GIVEN EXERCISE: From the listing below, output the lines between the one with "Convert this diagram to TikZ code." and the one with "(deputy.south) -- (team.north);", including those two, and nothing else. Pictures are not copied.

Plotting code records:
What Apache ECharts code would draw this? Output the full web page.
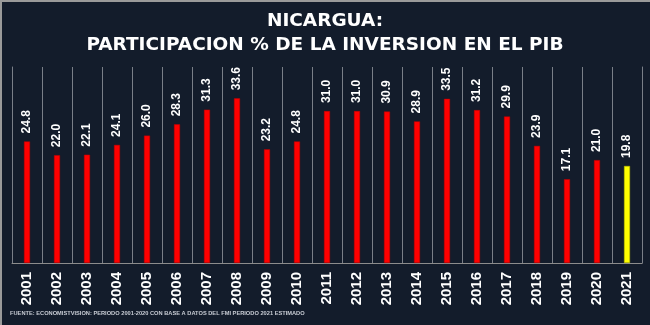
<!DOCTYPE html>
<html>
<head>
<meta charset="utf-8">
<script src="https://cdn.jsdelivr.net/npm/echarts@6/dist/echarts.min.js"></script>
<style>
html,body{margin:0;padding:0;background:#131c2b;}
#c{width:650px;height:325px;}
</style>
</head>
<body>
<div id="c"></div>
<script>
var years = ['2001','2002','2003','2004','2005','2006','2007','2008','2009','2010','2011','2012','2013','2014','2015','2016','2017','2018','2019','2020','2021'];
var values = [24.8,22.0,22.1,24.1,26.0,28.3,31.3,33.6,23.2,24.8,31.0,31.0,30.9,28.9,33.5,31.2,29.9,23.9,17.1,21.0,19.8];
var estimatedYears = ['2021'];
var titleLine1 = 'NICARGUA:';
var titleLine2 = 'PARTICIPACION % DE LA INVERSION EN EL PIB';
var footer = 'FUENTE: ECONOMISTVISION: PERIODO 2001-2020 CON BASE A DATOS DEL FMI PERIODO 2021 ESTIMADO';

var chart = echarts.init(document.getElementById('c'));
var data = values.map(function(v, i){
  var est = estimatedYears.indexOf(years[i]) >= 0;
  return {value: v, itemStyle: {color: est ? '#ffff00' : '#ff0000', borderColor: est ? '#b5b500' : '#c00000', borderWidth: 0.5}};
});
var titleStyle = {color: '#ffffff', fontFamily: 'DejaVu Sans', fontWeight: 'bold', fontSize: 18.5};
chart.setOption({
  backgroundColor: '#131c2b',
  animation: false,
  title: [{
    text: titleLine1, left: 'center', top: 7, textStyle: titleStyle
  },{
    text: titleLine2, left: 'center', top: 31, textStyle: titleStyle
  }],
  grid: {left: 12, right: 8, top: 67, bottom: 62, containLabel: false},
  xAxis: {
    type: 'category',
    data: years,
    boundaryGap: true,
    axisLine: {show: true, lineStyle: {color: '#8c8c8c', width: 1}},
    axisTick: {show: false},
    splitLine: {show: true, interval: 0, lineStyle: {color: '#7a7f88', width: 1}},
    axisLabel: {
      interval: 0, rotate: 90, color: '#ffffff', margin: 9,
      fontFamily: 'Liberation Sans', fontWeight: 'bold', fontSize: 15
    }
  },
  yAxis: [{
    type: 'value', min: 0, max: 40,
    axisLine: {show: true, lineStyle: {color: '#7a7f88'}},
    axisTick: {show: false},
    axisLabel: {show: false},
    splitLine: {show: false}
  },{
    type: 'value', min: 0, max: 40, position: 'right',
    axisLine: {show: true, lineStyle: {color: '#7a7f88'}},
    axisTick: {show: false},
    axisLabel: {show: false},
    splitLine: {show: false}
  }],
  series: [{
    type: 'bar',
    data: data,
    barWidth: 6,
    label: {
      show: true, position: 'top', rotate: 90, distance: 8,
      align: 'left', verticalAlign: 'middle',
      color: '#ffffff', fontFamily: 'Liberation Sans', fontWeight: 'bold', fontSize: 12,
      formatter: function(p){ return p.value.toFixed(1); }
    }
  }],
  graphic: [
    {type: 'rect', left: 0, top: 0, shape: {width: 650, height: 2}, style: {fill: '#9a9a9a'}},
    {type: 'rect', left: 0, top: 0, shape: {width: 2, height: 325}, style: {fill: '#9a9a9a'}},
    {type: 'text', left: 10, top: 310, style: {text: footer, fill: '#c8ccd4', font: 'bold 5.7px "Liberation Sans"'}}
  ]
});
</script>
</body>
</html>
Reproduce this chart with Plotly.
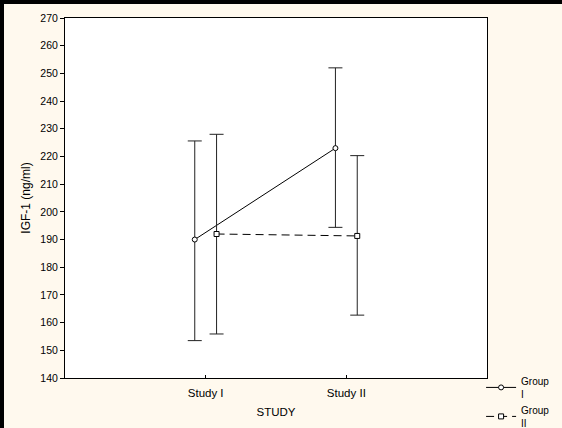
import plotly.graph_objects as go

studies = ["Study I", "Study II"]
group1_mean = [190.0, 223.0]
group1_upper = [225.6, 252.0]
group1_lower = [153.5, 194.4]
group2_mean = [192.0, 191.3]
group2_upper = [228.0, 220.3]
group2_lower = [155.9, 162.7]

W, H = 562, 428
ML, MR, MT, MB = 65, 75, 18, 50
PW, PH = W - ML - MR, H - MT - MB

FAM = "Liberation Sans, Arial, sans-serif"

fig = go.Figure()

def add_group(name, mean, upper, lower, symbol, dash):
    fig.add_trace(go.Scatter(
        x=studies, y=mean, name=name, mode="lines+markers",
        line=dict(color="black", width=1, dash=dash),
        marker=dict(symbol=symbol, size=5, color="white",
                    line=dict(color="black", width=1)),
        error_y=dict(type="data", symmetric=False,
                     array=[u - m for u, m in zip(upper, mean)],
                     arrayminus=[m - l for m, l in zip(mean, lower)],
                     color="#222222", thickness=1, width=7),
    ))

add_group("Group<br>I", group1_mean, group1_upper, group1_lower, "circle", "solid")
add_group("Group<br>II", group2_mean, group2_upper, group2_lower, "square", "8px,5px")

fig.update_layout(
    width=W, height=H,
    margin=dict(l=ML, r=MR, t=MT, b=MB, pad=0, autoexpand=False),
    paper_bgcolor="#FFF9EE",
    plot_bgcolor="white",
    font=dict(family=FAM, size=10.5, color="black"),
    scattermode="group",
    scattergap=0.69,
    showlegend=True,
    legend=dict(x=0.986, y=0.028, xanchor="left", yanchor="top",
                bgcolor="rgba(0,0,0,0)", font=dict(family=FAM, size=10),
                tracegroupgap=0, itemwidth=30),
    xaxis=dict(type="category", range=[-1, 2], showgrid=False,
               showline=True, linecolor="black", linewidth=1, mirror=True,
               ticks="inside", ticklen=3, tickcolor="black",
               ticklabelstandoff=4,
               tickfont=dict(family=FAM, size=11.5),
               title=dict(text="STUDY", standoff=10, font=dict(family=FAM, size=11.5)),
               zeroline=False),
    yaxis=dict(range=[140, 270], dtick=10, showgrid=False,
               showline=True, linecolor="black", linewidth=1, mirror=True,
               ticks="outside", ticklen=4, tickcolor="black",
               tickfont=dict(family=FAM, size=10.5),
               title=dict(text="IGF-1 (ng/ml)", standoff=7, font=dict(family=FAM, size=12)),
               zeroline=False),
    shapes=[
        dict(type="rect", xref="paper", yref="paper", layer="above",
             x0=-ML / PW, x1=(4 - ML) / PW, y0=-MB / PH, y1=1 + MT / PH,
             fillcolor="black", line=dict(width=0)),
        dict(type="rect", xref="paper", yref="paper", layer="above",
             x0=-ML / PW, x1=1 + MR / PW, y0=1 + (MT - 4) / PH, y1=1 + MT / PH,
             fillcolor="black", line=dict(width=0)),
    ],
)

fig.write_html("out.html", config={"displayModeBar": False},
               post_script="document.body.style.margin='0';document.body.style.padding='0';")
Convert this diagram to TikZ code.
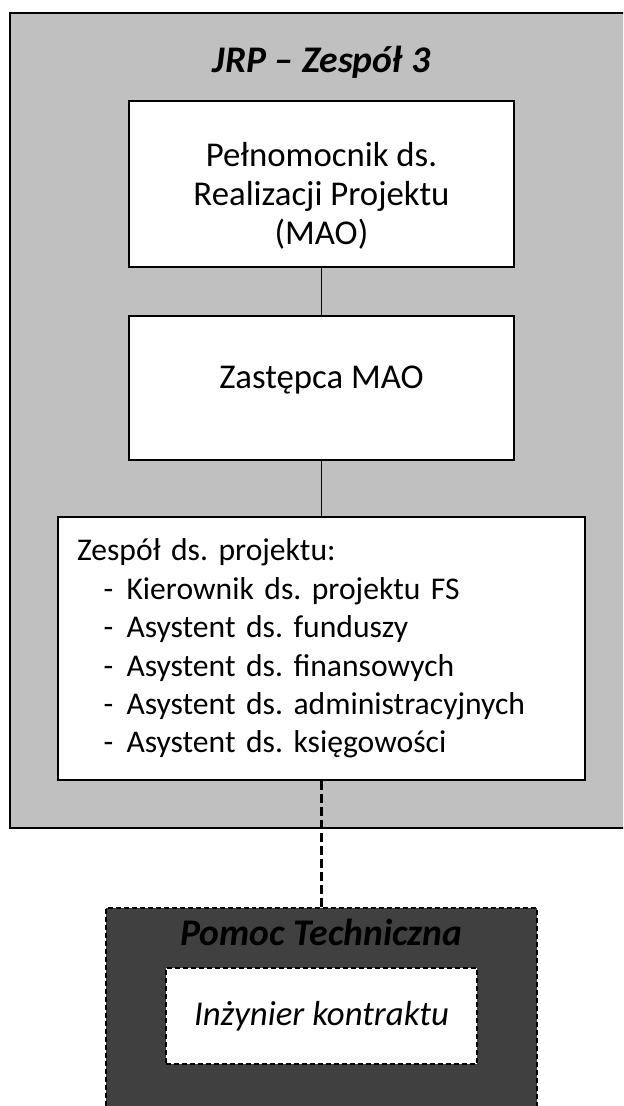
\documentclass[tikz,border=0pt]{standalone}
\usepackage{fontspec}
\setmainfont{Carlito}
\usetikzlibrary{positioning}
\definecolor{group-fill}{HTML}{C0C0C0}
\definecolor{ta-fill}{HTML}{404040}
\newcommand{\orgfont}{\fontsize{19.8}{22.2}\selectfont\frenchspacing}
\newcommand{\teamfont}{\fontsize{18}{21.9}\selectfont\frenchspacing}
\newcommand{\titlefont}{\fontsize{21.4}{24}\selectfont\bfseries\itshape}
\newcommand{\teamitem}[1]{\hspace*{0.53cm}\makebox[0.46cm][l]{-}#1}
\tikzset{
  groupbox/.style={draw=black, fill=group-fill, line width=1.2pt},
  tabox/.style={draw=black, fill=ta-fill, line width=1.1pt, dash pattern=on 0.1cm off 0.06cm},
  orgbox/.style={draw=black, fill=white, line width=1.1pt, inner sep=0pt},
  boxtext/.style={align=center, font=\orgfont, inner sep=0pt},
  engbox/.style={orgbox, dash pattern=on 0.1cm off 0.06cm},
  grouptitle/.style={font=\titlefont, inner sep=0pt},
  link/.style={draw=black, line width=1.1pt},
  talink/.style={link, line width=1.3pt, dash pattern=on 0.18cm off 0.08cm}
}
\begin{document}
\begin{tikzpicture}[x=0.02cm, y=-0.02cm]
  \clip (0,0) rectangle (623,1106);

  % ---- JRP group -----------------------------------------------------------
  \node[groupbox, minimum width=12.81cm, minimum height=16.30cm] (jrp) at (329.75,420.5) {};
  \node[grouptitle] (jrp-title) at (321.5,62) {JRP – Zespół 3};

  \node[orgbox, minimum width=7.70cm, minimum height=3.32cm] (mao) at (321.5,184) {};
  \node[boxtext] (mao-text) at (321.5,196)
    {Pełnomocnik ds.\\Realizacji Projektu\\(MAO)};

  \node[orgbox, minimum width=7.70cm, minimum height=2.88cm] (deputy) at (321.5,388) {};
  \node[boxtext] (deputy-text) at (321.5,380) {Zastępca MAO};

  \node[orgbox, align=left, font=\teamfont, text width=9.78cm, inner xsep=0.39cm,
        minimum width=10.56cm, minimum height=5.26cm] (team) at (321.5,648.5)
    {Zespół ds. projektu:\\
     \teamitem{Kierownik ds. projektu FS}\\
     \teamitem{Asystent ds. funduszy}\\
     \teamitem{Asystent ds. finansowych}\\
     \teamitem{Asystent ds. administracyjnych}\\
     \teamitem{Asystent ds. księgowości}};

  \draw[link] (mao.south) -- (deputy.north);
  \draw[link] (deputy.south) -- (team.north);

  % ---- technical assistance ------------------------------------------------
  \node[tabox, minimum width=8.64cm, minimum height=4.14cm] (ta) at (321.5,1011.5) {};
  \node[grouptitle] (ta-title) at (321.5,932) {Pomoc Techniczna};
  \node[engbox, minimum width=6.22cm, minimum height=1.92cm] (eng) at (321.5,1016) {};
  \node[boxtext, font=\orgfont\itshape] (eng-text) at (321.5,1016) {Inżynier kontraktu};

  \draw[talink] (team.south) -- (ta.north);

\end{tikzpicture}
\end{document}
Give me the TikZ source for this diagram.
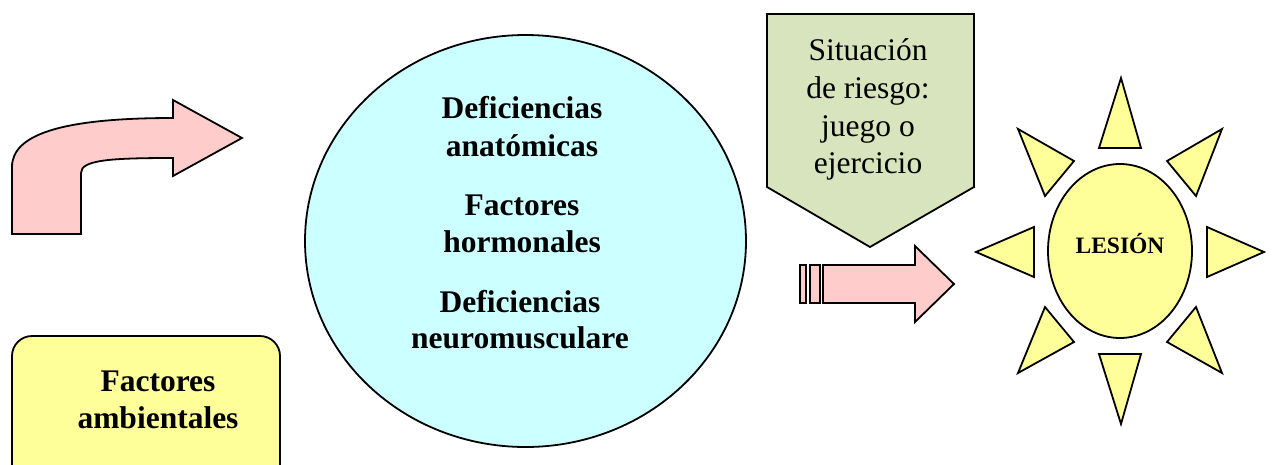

SOLUTION TO THIS PROBLEM:
Convert this diagram to TikZ code.
\documentclass[tikz,border=0pt]{standalone}
\usepackage{fontspec}
\setmainfont{Carlito}
\usetikzlibrary{positioning}
\definecolor{group-fill}{HTML}{C0C0C0}
\definecolor{ta-fill}{HTML}{404040}
\newcommand{\orgfont}{\fontsize{19.8}{22.2}\selectfont\frenchspacing}
\newcommand{\teamfont}{\fontsize{18}{21.9}\selectfont\frenchspacing}
\newcommand{\titlefont}{\fontsize{21.4}{24}\selectfont\bfseries\itshape}
\newcommand{\teamitem}[1]{\hspace*{0.53cm}\makebox[0.46cm][l]{-}#1}
\tikzset{
  groupbox/.style={draw=black, fill=group-fill, line width=1.2pt},
  tabox/.style={draw=black, fill=ta-fill, line width=1.1pt, dash pattern=on 0.1cm off 0.06cm},
  orgbox/.style={draw=black, fill=white, line width=1.1pt, inner sep=0pt},
  boxtext/.style={align=center, font=\orgfont, inner sep=0pt},
  engbox/.style={orgbox, dash pattern=on 0.1cm off 0.06cm},
  grouptitle/.style={font=\titlefont, inner sep=0pt},
  link/.style={draw=black, line width=1.1pt},
  talink/.style={link, line width=1.3pt, dash pattern=on 0.18cm off 0.08cm}
}
\begin{document}
\begin{tikzpicture}[x=0.02cm, y=-0.02cm]
  \clip (0,0) rectangle (623,1106);

  % ---- JRP group -----------------------------------------------------------
  \node[groupbox, minimum width=12.81cm, minimum height=16.30cm] (jrp) at (329.75,420.5) {};
  \node[grouptitle] (jrp-title) at (321.5,62) {JRP – Zespół 3};

  \node[orgbox, minimum width=7.70cm, minimum height=3.32cm] (mao) at (321.5,184) {};
  \node[boxtext] (mao-text) at (321.5,196)
    {Pełnomocnik ds.\\Realizacji Projektu\\(MAO)};

  \node[orgbox, minimum width=7.70cm, minimum height=2.88cm] (deputy) at (321.5,388) {};
  \node[boxtext] (deputy-text) at (321.5,380) {Zastępca MAO};

  \node[orgbox, align=left, font=\teamfont, text width=9.78cm, inner xsep=0.39cm,
        minimum width=10.56cm, minimum height=5.26cm] (team) at (321.5,648.5)
    {Zespół ds. projektu:\\
     \teamitem{Kierownik ds. projektu FS}\\
     \teamitem{Asystent ds. funduszy}\\
     \teamitem{Asystent ds. finansowych}\\
     \teamitem{Asystent ds. administracyjnych}\\
     \teamitem{Asystent ds. księgowości}};

  \draw[link] (mao.south) -- (deputy.north);
  \draw[link] (deputy.south) -- (team.north);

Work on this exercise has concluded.